*Data segment*.
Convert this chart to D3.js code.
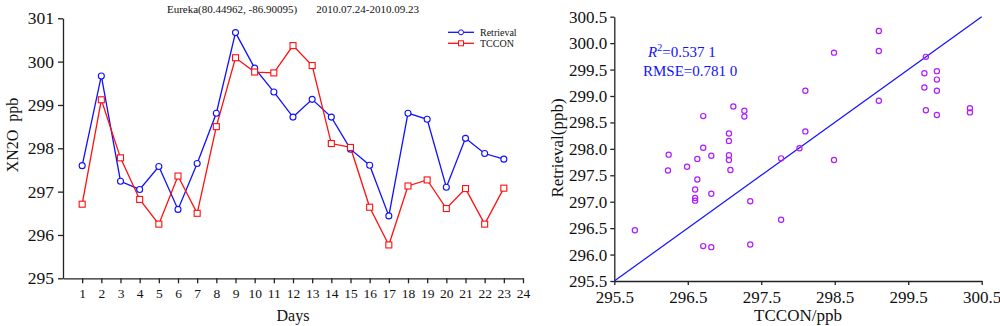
<!DOCTYPE html>
<html lang="en">
<head>
<meta charset="UTF-8">
<title>XN2O Eureka</title>
<script src="https://d3js.org/d3.v7.min.js"></script>
<style>
  body { margin: 0; background: #fff; }
  svg text { font-family: "Liberation Serif", "Times New Roman", serif; fill: #111; }
  .axis path, .axis line { stroke: #222; stroke-width: 1.3; }
</style>
</head>
<body>
<svg id="chart" width="1000" height="326"></svg>
<script>
// left panel: daily means
const days = d3.range(1, 24);
const retrieval = [297.60, 299.67, 297.24, 297.05, 297.58, 296.59, 297.65, 298.81, 300.67, 299.85, 299.30, 298.72,
  299.13, 298.72, 297.98, 297.61, 296.44, 298.81, 298.67, 297.10, 298.23, 297.88, 297.75];
const tccon = [296.71, 299.12, 297.78, 296.82, 296.25, 297.36, 296.50, 298.50, 300.09, 299.76, 299.74, 300.37,
  299.91, 298.11, 298.02, 296.64, 295.77, 297.13, 297.27, 296.61, 297.07, 296.25, 297.08];
const dayTicks = d3.range(1, 25);
const leftYTicks = [295, 296, 297, 298, 299, 300, 301];

// right panel: scatter TCCON vs Retrieval
const scatterX = [299.10, 299.10, 298.49, 299.74, 299.72, 299.89, 299.89, 299.72, 299.89, 298.10, 299.10, 299.74,
  299.89, 300.34, 300.34, 297.12, 297.27, 297.27, 296.71, 298.10, 297.06, 297.06, 296.71, 298.02, 296.24, 296.82,
  296.63, 297.06, 297.06, 297.77, 298.49, 296.49, 296.23, 297.08, 296.63, 296.60, 296.60, 296.60, 296.82, 297.35,
  297.77, 295.78, 296.71, 296.82, 297.35];
const scatterY = [300.23, 299.85, 299.82, 299.74, 299.43, 299.47, 299.31, 299.16, 299.10, 299.10, 298.91, 298.73,
  298.64, 298.77, 298.69, 298.80, 298.72, 298.61, 298.62, 298.33, 298.29, 298.15, 298.02, 298.01, 297.89, 297.87,
  297.81, 297.88, 297.79, 297.82, 297.79, 297.66, 297.59, 297.60, 297.42, 297.23, 297.07, 297.02, 297.15, 297.01,
  296.66, 296.46, 296.16, 296.14, 296.19];
const fitX = [295.5, 300.5];
const fitY = [295.5, 300.5];
const rightXTicks = [295.5, 296.5, 297.5, 298.5, 299.5, 300.5];
const rightYTicks = [295.5, 296.0, 296.5, 297.0, 297.5, 298.0, 298.5, 299.0, 299.5, 300.0, 300.5];

const svg = d3.select("#chart");
const blue = "#1010ff", red = "#ff1010", purple = "#b01cff";

// ---------- left chart ----------
const x1 = d3.scaleLinear().domain([0, 24]).range([63, 523]);
const y1 = d3.scaleLinear().domain([295, 301]).range([278.3, 18.3]);

svg.append("g").attr("class", "axis")
    .attr("transform", "translate(0,278.3)")
    .call(d3.axisBottom(x1).tickValues(dayTicks).tickSize(5).tickSizeOuter(0).tickPadding(5))
    .call(g => g.selectAll("text").attr("font-size", 13.5).attr("font-family", "Liberation Serif"));

svg.append("g").attr("class", "axis")
    .attr("transform", "translate(63,0)")
    .call(d3.axisLeft(y1).tickValues(leftYTicks).tickFormat(d3.format("d")).tickSize(5).tickSizeOuter(0).tickPadding(4))
    .call(g => g.selectAll("text").attr("font-size", 17.5).attr("font-family", "Liberation Serif"));

const line1 = d3.line().x((d, i) => x1(days[i])).y(d => y1(d));

svg.append("path").datum(retrieval).attr("d", line1)
    .attr("fill", "none").attr("stroke", blue).attr("stroke-width", 1.3);
svg.append("path").datum(tccon).attr("d", line1)
    .attr("fill", "none").attr("stroke", red).attr("stroke-width", 1.3);

svg.append("g").selectAll("circle").data(retrieval).join("circle")
    .attr("cx", (d, i) => x1(days[i])).attr("cy", d => y1(d)).attr("r", 3)
    .attr("fill", "#fff").attr("stroke", blue).attr("stroke-width", 1.1);
svg.append("g").selectAll("rect").data(tccon).join("rect")
    .attr("x", (d, i) => x1(days[i]) - 3).attr("y", d => y1(d) - 3)
    .attr("width", 6).attr("height", 6)
    .attr("fill", "#fff").attr("stroke", red).attr("stroke-width", 1.1);

svg.append("text").attr("x", 293).attr("y", 13).attr("text-anchor", "middle")
    .attr("font-size", 11).attr("xml:space", "preserve")
    .text("Eureka(80.44962, -86.90095)       2010.07.24-2010.09.23");

svg.append("text").attr("x", 293).attr("y", 321).attr("text-anchor", "middle")
    .attr("font-size", 16).text("Days");
svg.append("text").attr("transform", "translate(18,135) rotate(-90)").attr("text-anchor", "middle")
    .attr("font-size", 16).attr("xml:space", "preserve").text("XN2O  ppb");

// legend
const legend = [{ name: "Retrieval", color: blue, shape: "circle" }, { name: "TCCON", color: red, shape: "square" }];
legend.forEach((d, i) => {
  const ly = 32.3 + i * 11;
  svg.append("line").attr("x1", 448).attr("x2", 474).attr("y1", ly).attr("y2", ly)
      .attr("stroke", d.color).attr("stroke-width", 1.3);
  if (d.shape === "circle") {
    svg.append("circle").attr("cx", 461).attr("cy", ly).attr("r", 2.5)
        .attr("fill", "#fff").attr("stroke", d.color);
  } else {
    svg.append("rect").attr("x", 458.5).attr("y", ly - 2.5).attr("width", 5).attr("height", 5)
        .attr("fill", "#fff").attr("stroke", d.color);
  }
  svg.append("text").attr("x", 480).attr("y", ly + 3.5).attr("font-size", 10).text(d.name);
});

// ---------- right chart ----------
const x2 = d3.scaleLinear().domain([295.5, 300.5]).range([614.3, 981.7]);
const y2 = d3.scaleLinear().domain([295.5, 300.5]).range([281, 16.7]);

svg.append("g").attr("class", "axis")
    .attr("transform", "translate(0,281)")
    .call(d3.axisBottom(x2).tickValues(rightXTicks).tickFormat(d3.format(".1f")).tickSize(4).tickSizeOuter(0).tickPadding(6))
    .call(g => g.selectAll("text").attr("font-size", 17).attr("font-family", "Liberation Serif"));

svg.append("g").attr("class", "axis")
    .attr("transform", "translate(614.3,0)")
    .call(d3.axisLeft(y2).tickValues(rightYTicks).tickFormat(d3.format(".1f")).tickSize(4).tickSizeOuter(0).tickPadding(3))
    .call(g => g.selectAll("text").attr("font-size", 17).attr("font-family", "Liberation Serif"));

svg.append("line")
    .attr("x1", x2(fitX[0])).attr("y1", y2(fitY[0]))
    .attr("x2", x2(fitX[1])).attr("y2", y2(fitY[1]))
    .attr("stroke", blue).attr("stroke-width", 1.2);

svg.append("g").selectAll("circle").data(scatterX).join("circle")
    .attr("cx", d => x2(d)).attr("cy", (d, i) => y2(scatterY[i])).attr("r", 2.6)
    .attr("fill", "none").attr("stroke", purple).attr("stroke-width", 1.2);

const r2 = svg.append("text").attr("x", 648).attr("y", 57).attr("font-size", 15).style("fill", blue);
r2.append("tspan").attr("font-style", "italic").text("R");
r2.append("tspan").attr("font-size", 10).attr("dy", -6).text("2");
r2.append("tspan").attr("dy", 6).text("=0.537 1");
svg.append("text").attr("x", 643).attr("y", 76).attr("font-size", 15).style("fill", blue).text("RMSE=0.781 0");

svg.append("text").attr("x", 798).attr("y", 321).attr("text-anchor", "middle")
    .attr("font-size", 17).text("TCCON/ppb");
svg.append("text").attr("transform", "translate(563,148) rotate(-90)").attr("text-anchor", "middle")
    .attr("font-size", 17).text("Retrieval(ppb)");
</script>
</body>
</html>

*What is asked*.
Copy each line above that contains the word "chart".

*Solved problem*.
Convert this chart to D3.js code.
<svg id="chart" width="1000" height="326"></svg>
const svg = d3.select("#chart");
// ---------- left chart ----------
// ---------- right chart ----------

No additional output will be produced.